▸ **What is expected**:
The lines to extract run from the first line of the material below to the line containing "const selectivityMinor = [0.5, 1.5, 2.5, 3.5];", both included; leave the pictures behind.

▸ **Data extract**:
--- Start ---

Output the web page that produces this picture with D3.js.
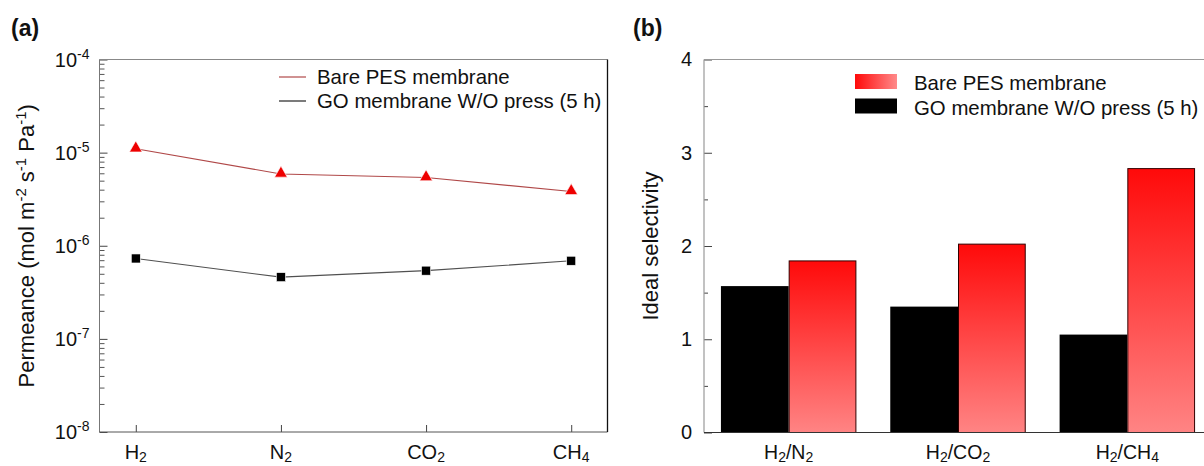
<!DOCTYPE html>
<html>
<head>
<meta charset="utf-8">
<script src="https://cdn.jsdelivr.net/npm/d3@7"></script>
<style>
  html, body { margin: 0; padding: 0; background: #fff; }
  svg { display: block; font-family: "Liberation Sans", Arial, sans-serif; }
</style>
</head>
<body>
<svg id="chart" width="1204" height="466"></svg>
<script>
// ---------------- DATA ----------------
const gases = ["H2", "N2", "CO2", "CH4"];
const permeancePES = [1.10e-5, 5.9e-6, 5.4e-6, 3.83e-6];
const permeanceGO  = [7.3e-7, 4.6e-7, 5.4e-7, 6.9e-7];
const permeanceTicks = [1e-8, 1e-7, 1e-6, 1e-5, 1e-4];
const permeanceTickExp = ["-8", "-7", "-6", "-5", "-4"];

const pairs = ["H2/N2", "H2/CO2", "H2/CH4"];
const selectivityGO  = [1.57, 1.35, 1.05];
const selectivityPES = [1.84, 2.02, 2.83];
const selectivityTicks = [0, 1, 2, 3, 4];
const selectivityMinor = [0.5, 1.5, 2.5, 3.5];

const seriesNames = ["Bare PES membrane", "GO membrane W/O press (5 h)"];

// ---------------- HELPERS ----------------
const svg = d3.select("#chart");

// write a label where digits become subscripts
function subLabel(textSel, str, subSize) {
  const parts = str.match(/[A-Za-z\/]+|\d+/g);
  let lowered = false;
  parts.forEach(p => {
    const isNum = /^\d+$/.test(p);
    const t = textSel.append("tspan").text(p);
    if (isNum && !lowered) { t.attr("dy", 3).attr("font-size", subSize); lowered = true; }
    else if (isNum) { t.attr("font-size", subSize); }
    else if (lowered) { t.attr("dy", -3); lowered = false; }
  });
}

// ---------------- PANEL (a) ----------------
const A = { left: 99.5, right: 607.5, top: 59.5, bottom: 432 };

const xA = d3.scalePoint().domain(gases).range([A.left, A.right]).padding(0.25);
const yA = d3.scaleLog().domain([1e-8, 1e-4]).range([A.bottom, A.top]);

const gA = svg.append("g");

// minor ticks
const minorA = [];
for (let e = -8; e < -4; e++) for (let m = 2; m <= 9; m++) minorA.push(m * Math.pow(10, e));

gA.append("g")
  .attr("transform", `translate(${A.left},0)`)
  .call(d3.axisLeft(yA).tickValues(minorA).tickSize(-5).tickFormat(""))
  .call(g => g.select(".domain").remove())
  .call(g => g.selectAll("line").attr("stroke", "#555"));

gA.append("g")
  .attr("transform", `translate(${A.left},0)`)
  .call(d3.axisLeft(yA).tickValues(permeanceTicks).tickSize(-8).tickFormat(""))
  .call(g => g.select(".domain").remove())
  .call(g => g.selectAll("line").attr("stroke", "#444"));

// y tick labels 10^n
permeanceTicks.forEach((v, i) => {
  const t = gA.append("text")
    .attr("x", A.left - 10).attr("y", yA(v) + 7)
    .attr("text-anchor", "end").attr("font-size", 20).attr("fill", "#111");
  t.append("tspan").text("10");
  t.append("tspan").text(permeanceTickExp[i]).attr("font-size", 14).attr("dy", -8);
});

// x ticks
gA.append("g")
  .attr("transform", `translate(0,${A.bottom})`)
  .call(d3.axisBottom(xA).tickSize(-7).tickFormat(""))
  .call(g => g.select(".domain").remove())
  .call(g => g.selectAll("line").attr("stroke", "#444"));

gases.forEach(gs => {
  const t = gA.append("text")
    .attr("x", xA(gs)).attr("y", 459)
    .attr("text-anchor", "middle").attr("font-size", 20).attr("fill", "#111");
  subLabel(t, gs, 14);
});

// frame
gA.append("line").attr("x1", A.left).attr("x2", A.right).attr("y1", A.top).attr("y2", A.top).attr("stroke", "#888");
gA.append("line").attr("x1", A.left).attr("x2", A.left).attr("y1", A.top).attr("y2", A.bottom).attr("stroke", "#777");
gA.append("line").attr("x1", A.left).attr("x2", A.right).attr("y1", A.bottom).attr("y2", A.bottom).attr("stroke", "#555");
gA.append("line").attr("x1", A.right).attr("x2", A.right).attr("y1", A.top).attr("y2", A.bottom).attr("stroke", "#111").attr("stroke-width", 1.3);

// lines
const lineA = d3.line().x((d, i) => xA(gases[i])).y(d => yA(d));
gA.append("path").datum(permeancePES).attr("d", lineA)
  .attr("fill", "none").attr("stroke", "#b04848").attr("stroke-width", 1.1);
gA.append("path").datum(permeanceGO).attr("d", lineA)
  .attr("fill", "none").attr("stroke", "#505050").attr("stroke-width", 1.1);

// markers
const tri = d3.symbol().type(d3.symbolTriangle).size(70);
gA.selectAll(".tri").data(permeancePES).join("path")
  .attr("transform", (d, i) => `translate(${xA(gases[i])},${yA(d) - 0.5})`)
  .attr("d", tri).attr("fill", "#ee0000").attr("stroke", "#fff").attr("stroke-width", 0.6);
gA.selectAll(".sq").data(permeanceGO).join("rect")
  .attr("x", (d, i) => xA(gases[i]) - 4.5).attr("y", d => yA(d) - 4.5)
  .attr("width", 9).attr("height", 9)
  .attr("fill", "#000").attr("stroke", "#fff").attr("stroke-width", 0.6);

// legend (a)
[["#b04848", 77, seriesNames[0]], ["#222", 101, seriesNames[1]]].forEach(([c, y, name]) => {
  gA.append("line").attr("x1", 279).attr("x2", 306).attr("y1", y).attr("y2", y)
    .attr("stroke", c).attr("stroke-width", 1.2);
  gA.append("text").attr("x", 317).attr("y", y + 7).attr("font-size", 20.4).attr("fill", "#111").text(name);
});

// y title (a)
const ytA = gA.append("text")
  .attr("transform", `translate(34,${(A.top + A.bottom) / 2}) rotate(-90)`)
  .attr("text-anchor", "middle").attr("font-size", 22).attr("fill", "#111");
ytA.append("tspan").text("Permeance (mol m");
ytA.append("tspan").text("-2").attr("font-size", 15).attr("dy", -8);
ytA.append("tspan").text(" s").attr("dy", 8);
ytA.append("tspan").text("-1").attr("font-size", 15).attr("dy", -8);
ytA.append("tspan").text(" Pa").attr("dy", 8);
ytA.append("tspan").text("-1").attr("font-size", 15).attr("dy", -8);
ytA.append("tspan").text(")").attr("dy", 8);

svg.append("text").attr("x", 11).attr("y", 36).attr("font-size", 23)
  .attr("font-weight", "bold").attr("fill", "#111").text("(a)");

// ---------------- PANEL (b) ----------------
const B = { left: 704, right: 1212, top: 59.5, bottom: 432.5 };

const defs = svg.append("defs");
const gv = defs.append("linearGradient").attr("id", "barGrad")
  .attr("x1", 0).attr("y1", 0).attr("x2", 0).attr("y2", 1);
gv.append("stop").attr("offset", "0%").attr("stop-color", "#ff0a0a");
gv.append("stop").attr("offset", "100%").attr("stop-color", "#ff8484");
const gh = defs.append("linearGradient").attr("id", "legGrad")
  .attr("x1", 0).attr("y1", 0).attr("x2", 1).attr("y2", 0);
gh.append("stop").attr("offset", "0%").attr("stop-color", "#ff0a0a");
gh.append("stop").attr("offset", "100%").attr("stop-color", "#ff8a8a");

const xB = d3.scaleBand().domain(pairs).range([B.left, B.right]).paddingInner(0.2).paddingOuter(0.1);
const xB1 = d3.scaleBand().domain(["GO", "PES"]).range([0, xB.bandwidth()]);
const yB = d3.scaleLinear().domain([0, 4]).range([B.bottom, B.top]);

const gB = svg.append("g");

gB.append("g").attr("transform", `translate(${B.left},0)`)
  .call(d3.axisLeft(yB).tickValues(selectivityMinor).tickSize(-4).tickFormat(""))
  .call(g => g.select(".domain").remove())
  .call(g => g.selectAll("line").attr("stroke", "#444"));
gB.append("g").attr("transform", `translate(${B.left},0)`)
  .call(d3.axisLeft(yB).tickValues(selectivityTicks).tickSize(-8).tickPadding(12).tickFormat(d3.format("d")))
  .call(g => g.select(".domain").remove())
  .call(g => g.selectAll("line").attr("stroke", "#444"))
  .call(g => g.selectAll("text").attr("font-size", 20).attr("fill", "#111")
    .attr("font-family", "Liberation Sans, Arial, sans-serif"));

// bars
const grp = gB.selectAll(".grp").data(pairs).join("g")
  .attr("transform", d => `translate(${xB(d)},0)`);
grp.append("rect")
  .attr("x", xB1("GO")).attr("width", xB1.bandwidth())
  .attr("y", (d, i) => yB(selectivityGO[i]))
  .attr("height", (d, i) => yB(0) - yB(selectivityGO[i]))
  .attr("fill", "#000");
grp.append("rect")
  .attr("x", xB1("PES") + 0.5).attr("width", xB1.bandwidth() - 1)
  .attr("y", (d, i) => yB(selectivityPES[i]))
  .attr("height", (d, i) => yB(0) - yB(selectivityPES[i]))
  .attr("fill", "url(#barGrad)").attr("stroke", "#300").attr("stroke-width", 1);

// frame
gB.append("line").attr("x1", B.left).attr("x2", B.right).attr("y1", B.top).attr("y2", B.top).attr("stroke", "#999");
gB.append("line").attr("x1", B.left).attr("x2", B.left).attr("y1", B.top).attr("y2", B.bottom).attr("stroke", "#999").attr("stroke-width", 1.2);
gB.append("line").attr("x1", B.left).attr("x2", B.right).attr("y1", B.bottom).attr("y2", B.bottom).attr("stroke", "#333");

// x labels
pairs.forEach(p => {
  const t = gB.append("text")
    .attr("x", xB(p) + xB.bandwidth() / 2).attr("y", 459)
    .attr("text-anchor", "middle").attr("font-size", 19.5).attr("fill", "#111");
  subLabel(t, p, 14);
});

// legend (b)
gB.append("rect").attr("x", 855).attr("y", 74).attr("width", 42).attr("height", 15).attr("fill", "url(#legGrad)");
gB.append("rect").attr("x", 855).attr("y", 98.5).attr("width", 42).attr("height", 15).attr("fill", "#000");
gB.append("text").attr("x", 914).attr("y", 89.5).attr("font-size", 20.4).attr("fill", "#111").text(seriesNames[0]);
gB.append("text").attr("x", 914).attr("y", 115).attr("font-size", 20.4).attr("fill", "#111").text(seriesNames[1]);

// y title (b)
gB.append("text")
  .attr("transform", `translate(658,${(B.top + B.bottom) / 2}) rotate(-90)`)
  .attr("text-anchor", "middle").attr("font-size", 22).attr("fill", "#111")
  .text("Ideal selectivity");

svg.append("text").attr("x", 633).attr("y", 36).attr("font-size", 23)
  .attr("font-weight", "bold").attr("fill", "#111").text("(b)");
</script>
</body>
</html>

--- End ---

▸ **Output**:
Output the web page that produces this picture with D3.js.
<!DOCTYPE html>
<html>
<head>
<meta charset="utf-8">
<script src="https://cdn.jsdelivr.net/npm/d3@7"></script>
<style>
  html, body { margin: 0; padding: 0; background: #fff; }
  svg { display: block; font-family: "Liberation Sans", Arial, sans-serif; }
</style>
</head>
<body>
<svg id="chart" width="1204" height="466"></svg>
<script>
// ---------------- DATA ----------------
const gases = ["H2", "N2", "CO2", "CH4"];
const permeancePES = [1.10e-5, 5.9e-6, 5.4e-6, 3.83e-6];
const permeanceGO  = [7.3e-7, 4.6e-7, 5.4e-7, 6.9e-7];
const permeanceTicks = [1e-8, 1e-7, 1e-6, 1e-5, 1e-4];
const permeanceTickExp = ["-8", "-7", "-6", "-5", "-4"];

const pairs = ["H2/N2", "H2/CO2", "H2/CH4"];
const selectivityGO  = [1.57, 1.35, 1.05];
const selectivityPES = [1.84, 2.02, 2.83];
const selectivityTicks = [0, 1, 2, 3, 4];
const selectivityMinor = [0.5, 1.5, 2.5, 3.5];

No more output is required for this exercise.